Human Help: Talk to your history professor or a librarian specializing in European history. Ask for key scholars or seminal works on the topic.
Synthesis: Don’t just state costs dropped and literacy rose. Explain how cheaper books fueled demand, creating new jobs (printers, papermakers, booksellers), how increased literacy impacted record-keeping and trade efficiency, and how this intertwined with other factors like exploration. That’s analysis.
Finding Answers is a Skill You Build
That desperate cry of “I NEED ANSWERS FOR MY PROJECT” is the starting gun, not the finish line. It signals it’s time to switch gears from panic to process.
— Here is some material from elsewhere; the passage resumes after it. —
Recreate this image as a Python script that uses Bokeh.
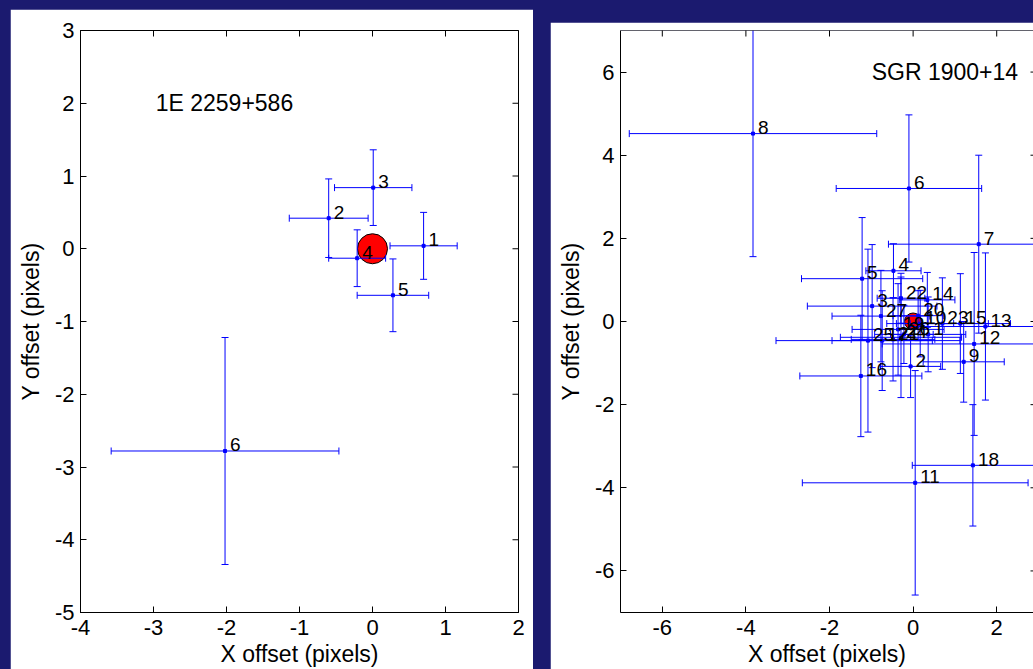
import math
from bokeh.plotting import figure
from bokeh.models import ColumnDataSource, FixedTicker, Range1d, Label, Span
from bokeh.layouts import row
from bokeh.embed import file_html
from bokeh.resources import INLINE
from bokeh.core.properties import value

# ---------------- data: left panel (1E 2259+586) ----------------
l_name = "1E 2259+586"
l_ids = ["1", "2", "3", "4", "5", "6"]
l_x = [0.70, -0.60, 0.01, -0.21, 0.28, -2.02]
l_y = [0.04, 0.42, 0.84, -0.13, -0.64, -2.78]
l_xerr = [0.46, 0.54, 0.53, 0.39, 0.49, 1.56]
l_yerr = [0.46, 0.54, 0.52, 0.39, 0.50, 1.56]
l_xticks = [-4, -3, -2, -1, 0, 1, 2]
l_xlabels = ["-4", "-3", "-2", "-1", "0", "1", "2"]
l_yticks = [-5, -4, -3, -2, -1, 0, 1, 2, 3]
l_ylabels = ["-5", "-4", "-3", "-2", "-1", "0", "1", "2", "3"]
l_ref_x = [0.0]
l_ref_y = [0.0]

# ---------------- data: right panel (SGR 1900+14) ----------------
r_name = "SGR 1900+14"
r_ids = ["1", "2", "3", "4", "5", "6", "7", "8", "9", "10", "11", "12", "13", "14",
         "15", "16", "17", "18", "19", "20", "21", "22", "23", "24", "25", "26", "27"]
r_x = [0.36, -0.06, -0.98, -0.47, -1.22, -0.10, 1.57, -3.83, 1.21, 0.17, 0.05, 1.46, 1.73, 0.34,
       1.13, -1.25, -0.74, 1.43, -0.36, 0.12, -0.48, -0.29, 0.70, -0.29, -1.08, -0.22, -0.77]
r_y = [-0.31, -1.08, 0.37, 1.22, 1.03, 3.20, 1.86, 4.52, -0.97, -0.05, -3.88, -0.54, -0.12, 0.52,
       -0.05, -1.31, -0.46, -3.46, -0.19, 0.14, -0.43, 0.56, -0.05, -0.38, -0.46, -0.31, 0.13]
r_xerr = [0.90, 0.72, 1.55, 0.66, 1.45, 1.74, 2.16, 2.96, 0.97, 0.80, 2.70, 2.20, 1.80, 0.66,
          1.20, 1.46, 1.20, 1.45, 1.10, 0.60, 1.00, 0.57, 1.10, 1.45, 2.20, 0.70, 1.17]
r_yerr = [0.90, 0.75, 1.48, 0.65, 1.47, 1.77, 2.14, 2.96, 0.97, 0.80, 2.70, 2.20, 1.77, 0.66,
          1.20, 1.46, 1.20, 1.46, 1.10, 0.60, 1.00, 0.60, 1.10, 1.45, 2.20, 0.70, 1.10]
r_xticks = [-6, -4, -2, 0, 2]
r_xlabels = ["-6", "-4", "-2", "0", "2"]
r_yticks = [-6, -4, -2, 0, 2, 4, 6]
r_ylabels = ["-6", "-4", "-2", "0", "2", "4", "6"]
r_ref_x = [0.0]
r_ref_y = [0.0]

NAVY = "#1b1a6f"
FONT = "Liberation Sans"
BLUE = "#0000ff"


def style_axis(ax, ticks, labels):
    ax.ticker = FixedTicker(ticks=ticks)
    ax.major_label_overrides = {t: s for t, s in zip(ticks, labels)}
    ax.minor_tick_line_color = None
    ax.major_tick_in = 6
    ax.major_tick_out = 0
    ax.major_tick_line_color = "black"
    ax.major_tick_line_width = 1
    ax.axis_line_color = "black"
    ax.axis_line_width = 1
    ax.major_label_text_font = FONT
    ax.major_label_text_color = "black"
    ax.major_label_text_font_size = "22px"
    ax.axis_label_text_font = FONT
    ax.axis_label_text_font_size = "23px"
    ax.axis_label_text_font_style = "normal"
    ax.axis_label_text_color = "black"


def make_panel(name, name_xy, ids, xs, ys, xe, ye, ref_x, ref_y, ref_size,
               xr, yr, xt, xl, yt, yl, width, height, borders, boxed, right_tick):
    p = figure(width=width, height=height, x_range=Range1d(*xr), y_range=Range1d(*yr),
               output_backend="svg", toolbar_location=None,
               min_border_left=borders[0], min_border_top=borders[1],
               min_border_right=borders[2], min_border_bottom=borders[3],
               background_fill_color="white", border_fill_color="white",
               x_axis_label="X offset (pixels)", y_axis_label="Y offset (pixels)")
    p.title.visible = False
    try:
        p.frame_align = False
    except Exception:
        pass
    p.outline_line_color = "black" if boxed else None
    p.xgrid.visible = False
    p.ygrid.visible = False

    style_axis(p.below[0], xt, xl)
    style_axis(p.left[0], yt, yl)
    p.below[0].major_label_standoff = 7
    p.below[0].axis_label_standoff = 3
    p.left[0].major_label_standoff = 6
    p.left[0].axis_label_standoff = 8

    if not boxed:
        p.add_layout(Span(location=yr[1], dimension="width", line_color="black", line_width=1))

    # inward tick marks on the top and right edges of the box
    p.scatter(x=xt, y=[yr[1]] * len(xt), marker="dash", angle=math.pi / 2, size=12,
              line_color="black", line_width=1)
    p.scatter(x=[xr[1]] * len(yt), y=yt, marker="dash", size=right_tick,
              line_color="black", line_width=1)

    src = ColumnDataSource(dict(
        x=xs, y=ys, id=ids,
        xl=[a - e for a, e in zip(xs, xe)], xu=[a + e for a, e in zip(xs, xe)],
        yl=[b - e for b, e in zip(ys, ye)], yu=[b + e for b, e in zip(ys, ye)],
    ))

    # reference position (red circle)
    p.scatter(x=ref_x, y=ref_y, marker="circle", size=ref_size,
              fill_color="#ff0000", line_color="black", line_width=1)

    # error bars
    p.segment(x0="xl", y0="y", x1="xu", y1="y", source=src, line_color=BLUE, line_width=1)
    p.segment(x0="x", y0="yl", x1="x", y1="yu", source=src, line_color=BLUE, line_width=1)
    for c in ("xl", "xu"):
        p.scatter(x=c, y="y", source=src, marker="dash", angle=math.pi / 2, size=7,
                  line_color=BLUE, line_width=1)
    for c in ("yl", "yu"):
        p.scatter(x="x", y=c, source=src, marker="dash", size=7,
                  line_color=BLUE, line_width=1)
    p.scatter(x="x", y="y", source=src, marker="square", size=3,
              fill_color=BLUE, line_color=BLUE)

    p.text(x="x", y="y", text="id", source=src, text_font=value(FONT),
           text_font_size="19px", text_color="black", text_align="left",
           text_baseline="middle", x_offset=5, y_offset=-6)

    p.add_layout(Label(x=name_xy[0], y=name_xy[1], text=name, text_font=FONT,
                       text_font_size="23px", text_color="black",
                       text_baseline="middle", text_align="left"))
    return p


p1 = make_panel(l_name, (-2.97, 2.0), l_ids, l_x, l_y, l_xerr, l_yerr,
                l_ref_x, l_ref_y, 30, (-4, 2), (-5, 3), l_xticks, l_xlabels,
                l_yticks, l_ylabels, 523, 660, (70, 21, 15, 55), True, 12)
p1.margin = (9, 0, 0, 10)

p2 = make_panel(r_name, (-0.99, 6.0), r_ids, r_x, r_y, r_xerr, r_yerr,
                r_ref_x, r_ref_y, 17, (-7, 2.88), (-7, 7), r_xticks, r_xlabels,
                r_yticks, r_ylabels, 483, 647, (70, 8, 0, 54), False, 6)
p2.margin = (22, 0, 0, 17)

page = row(p1, p2, styles={"background-color": NAVY})

open("out.html", "w").write(file_html(page, INLINE))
By clearly defining what you need, searching strategically using diverse tools, critically evaluating sources, organizing your findings, and knowing when and how to ask for help, you transform overwhelming uncertainty into actionable steps.
Remember, the process of seeking answers is just as valuable as the answers themselves. It teaches you resilience, critical thinking, information literacy, and problem-solving – skills that extend far beyond this single project and become invaluable tools for lifelong learning and success. Take a deep breath, define your target, and start your search. You’ve got this. The answers are waiting.